«La Voz de San Justo», domingo 5 de noviembre de 2017
El peregrino que llega a Jerusalén tiene una meta ineludible: la basílica del Santo Sepulcro. Construida por los cruzados, alberga aquella sepultura de la que se dice: “En el lugar donde lo crucificaron había una huerta, y en ella, una tumba nueva, en la que todavía nadie había sido sepultado… pusieron allí a Jesús” (Jn 19,41-42).
La tumba está vacía. ¿Qué significa esa ausencia? Si pudiéramos darle un consejo a nuestro peregrino, sería este: ir de madrugada, Biblia en mano, sentarse sin ansiedad en algún rincón y dejarse llevar por los relatos evangélicos. Leer el texto y escuchar la Voz que habla. Ver a los otros peregrinos y unirse a sus rezos en lenguas misteriosas. Dejarse envolver por los ritos litúrgicos que, de la visibilidad de los signos nos conducen al misterio inefable del Dios hecho hombre. Escuchar, ver y tocar. No se puede estar en Jerusalén sin que los sentidos del cuerpo sean convocados para esa aventura de la fe.
¿Qué puede escuchar el peregrino que, casi sin darse cuenta, se ha convertido en un contemplativo?

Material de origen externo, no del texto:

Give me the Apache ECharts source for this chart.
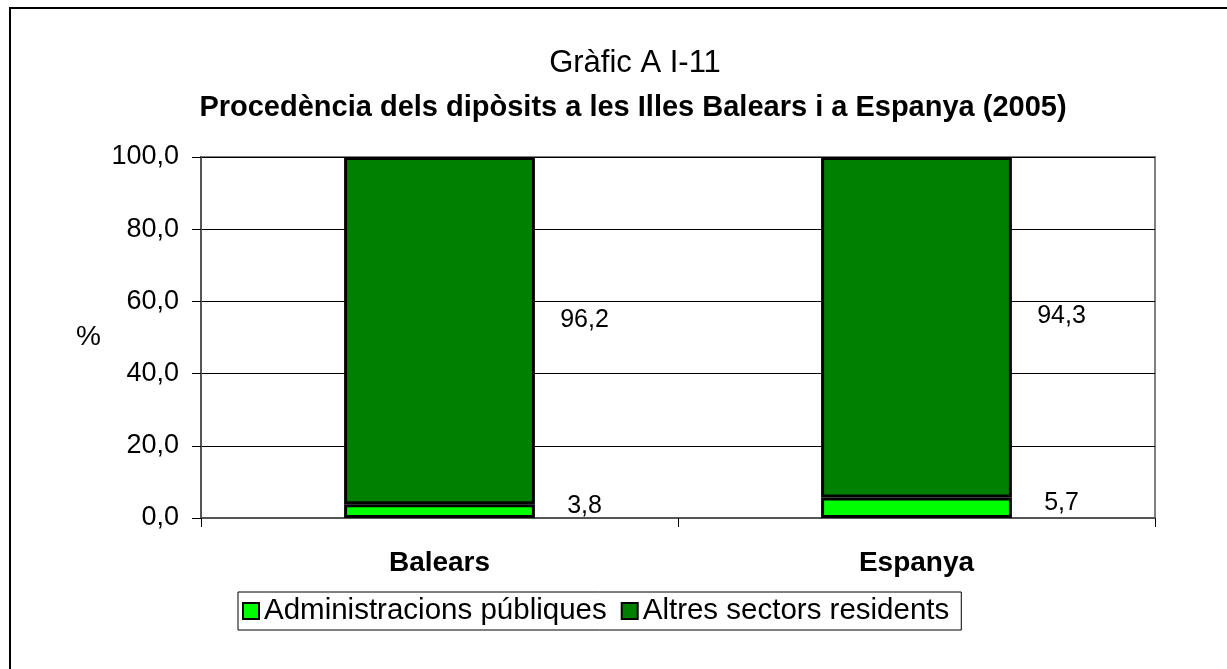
<!DOCTYPE html>
<html>
<head>
<meta charset="utf-8">
<script src="https://cdn.jsdelivr.net/npm/echarts@6/dist/echarts.min.js"></script>
<style>
html,body{margin:0;padding:0;background:#fff;}
#chart{width:1227px;height:669px;}
</style>
</head>
<body>
<div id="chart"></div>
<script>
const categories = ['Balears', 'Espanya'];
const seriesNames = ['Administracions públiques', 'Altres sectors residents'];
const adminValues = [3.8, 5.7];
const altresValues = [96.2, 94.3];
const yTicks = [0, 20, 40, 60, 80, 100];

const FONT = '"Liberation Sans", Arial, sans-serif';
const fmt = v => Number(v).toFixed(1).replace('.', ',');

function labelCfg(dy) {
  return {
    show: true,
    position: ['126%', '50%'],
    align: 'center',
    verticalAlign: 'middle',
    offset: [0, dy],
    fontFamily: FONT,
    fontSize: 25,
    color: '#000',
    formatter: p => fmt(p.value)
  };
}

const chart = echarts.init(document.getElementById('chart'), null, {renderer: 'canvas'});
chart.setOption({
  backgroundColor: '#fff',
  animation: false,
  textStyle: {fontFamily: FONT},
  graphic: [{
    type: 'rect',
    shape: {x: 10, y: 8, width: 1400, height: 800},
    style: {fill: 'none', stroke: '#000', lineWidth: 2},
    silent: true
  }],
  title: [{
    text: 'Gràfic A I-11',
    left: 630, textAlign: 'center', top: 43,
    textStyle: {fontFamily: FONT, fontSize: 31, fontWeight: 'normal', color: '#000'}
  }, {
    text: 'Procedència dels dipòsits a les Illes Balears i a Espanya (2005)',
    left: 628, textAlign: 'center', top: 88,
    textStyle: {fontFamily: FONT, fontSize: 29, fontWeight: 'bold', color: '#000'}
  }],
  legend: {
    left: 238, top: 592,
    orient: 'horizontal',
    data: seriesNames,
    icon: 'rect',
    itemWidth: 16, itemHeight: 16,
    itemGap: 14,
    padding: [4, 12, 4, 4],
    borderColor: '#000', borderWidth: 1,
    itemStyle: {borderColor: '#000', borderWidth: 2},
    textStyle: {fontFamily: FONT, fontSize: 29.5, color: '#000', padding: [0, 0, 0, 0]}
  },
  grid: {
    left: 201, right: 72, top: 157, bottom: 151,
    show: true, borderColor: '#808080', borderWidth: 2, backgroundColor: '#fff'
  },
  xAxis: {
    type: 'category',
    data: categories,
    axisLine: {show: true, lineStyle: {color: '#555', width: 2}},
    axisTick: {show: true, alignWithLabel: false, length: 9, lineStyle: {color: '#000', width: 1}},
    axisLabel: {fontFamily: FONT, fontSize: 28, fontWeight: 'bold', color: '#000', margin: 31},
    splitLine: {show: false}
  },
  yAxis: {
    type: 'value',
    min: 0, max: 100, interval: 20,
    name: '%',
    nameLocation: 'middle',
    nameRotate: 0,
    nameGap: 100,
    nameTextStyle: {fontFamily: FONT, fontSize: 28, color: '#000'},
    axisLine: {show: true, lineStyle: {color: '#555', width: 2}},
    axisTick: {show: true, inside: false, length: 9, lineStyle: {color: '#000', width: 1}},
    axisLabel: {fontFamily: FONT, fontSize: 27, color: '#000', margin: 22,
      formatter: v => fmt(v)},
    splitLine: {show: true, lineStyle: {color: '#000', width: 1}}
  },
  series: [{
    name: seriesNames[0],
    type: 'bar',
    stack: 'total',
    barWidth: '40%',
    data: adminValues,
    itemStyle: {color: '#00ff00', borderColor: '#000', borderWidth: 3},
    label: labelCfg(-5)
  }, {
    name: seriesNames[1],
    type: 'bar',
    stack: 'total',
    barWidth: '40%',
    data: altresValues,
    itemStyle: {color: '#008000', borderColor: '#000', borderWidth: 3},
    label: labelCfg(-11)
  }]
});
</script>
</body>
</html>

Tal vez, lo que nos cuenta San Marcos que escucharon las mujeres que fueron de madrugada a honrar a un muerto: “No teman. Ustedes buscan a Jesús de Nazaret, el Crucificado. Ha resucitado, no está aquí. Miren el lugar donde lo habían puesto. Vayan ahora a decir a sus discípulos y a Pedro que él irá antes que ustedes a Galilea; allí lo verán, como él se lo había dicho” (Mc 16,6-7). Y concluye: “Ellas salieron corriendo del sepulcro, porque estaban temblando y fuera de sí. Y no dijeron nada a nadie, porque tenían miedo” (Mc 16,8).
El domingo pasado explicaba el significado del verbo “resucitar”: despertarse del sueño y, de un salto, ponerse de pie. Se trata de una metáfora que explora una situación límite: Dios hace surgir la vida cuando la muerte había cerrado toda posibilidad.
El viernes santo parecía que todo había terminado. Jesús había sido eliminado como un maldito. Dios lo había abandonado. Sus desilusionados discípulos retomaban su vida de antes. Sin embargo, esa mañana, ante el sepulcro vacío, las mujeres comienzan a descubrir una realidad inaudita: allí ha comenzado a crecer, para Jesús y para todo el mundo, una vida nueva, la verdadera y definitiva vida que el Creador había soñado para su criatura. Dios, su Padre, lo resucitó con el soplo vital de su Espíritu y, ahora, se los revela para que lo anuncien a todos.
Jesús, entonces, tenía razón cuando habló de Dios, llamándolo “Padre. Recordemos que el motivo de su muerte fue religioso no político. Fue condenado por hablar de Dios como lo hizo. Dios no es como predican los escribas y fariseos: severo, que distribuye castigos y premios, lejano y que parece odiar a los pecadores. No. Es cercano a los pobres, acaricia a los niños y da su lugar a las mujeres, se conmueve ante el dolor y el sufrimiento del hombre y, por encima de todo, perdona al pecador. Es como un pastor que sale a buscar a la oveja perdida y hacer fiesta al encontrarla.
Es comprensible, entonces, el miedo de las mujeres y que corran espantadas. Más que un milagro, la tumba vacía interpela a tomarse en serio a Jesús y su mensaje.
Si todo eso es cierto, aceptar el testimonio de quienes lo anuncian resucitado, implica que no se puede seguir viviendo de la misma manera. El peregrino (y cada hombre lo es, aunque jamás pise Jerusalén) es un buscador. Como aquellas mujeres. Tiene el corazón colmado de preguntas. Pero las respuestas que el Evangelio le ofrece lo descolocan aún más. Esa tumba vacía atrae y atemoriza. Si lo que insinúa es verdad, cambia todo y obliga a decisiones que nos llevan lejos. De ahí esa ansia por correr. Solo que el Resucitado corre más rápido y, como a Pablo, nos alcanza y nos deslumbra con su luz. Y así, todo cambia. Hay que empezar a vivir como Jesús vivió.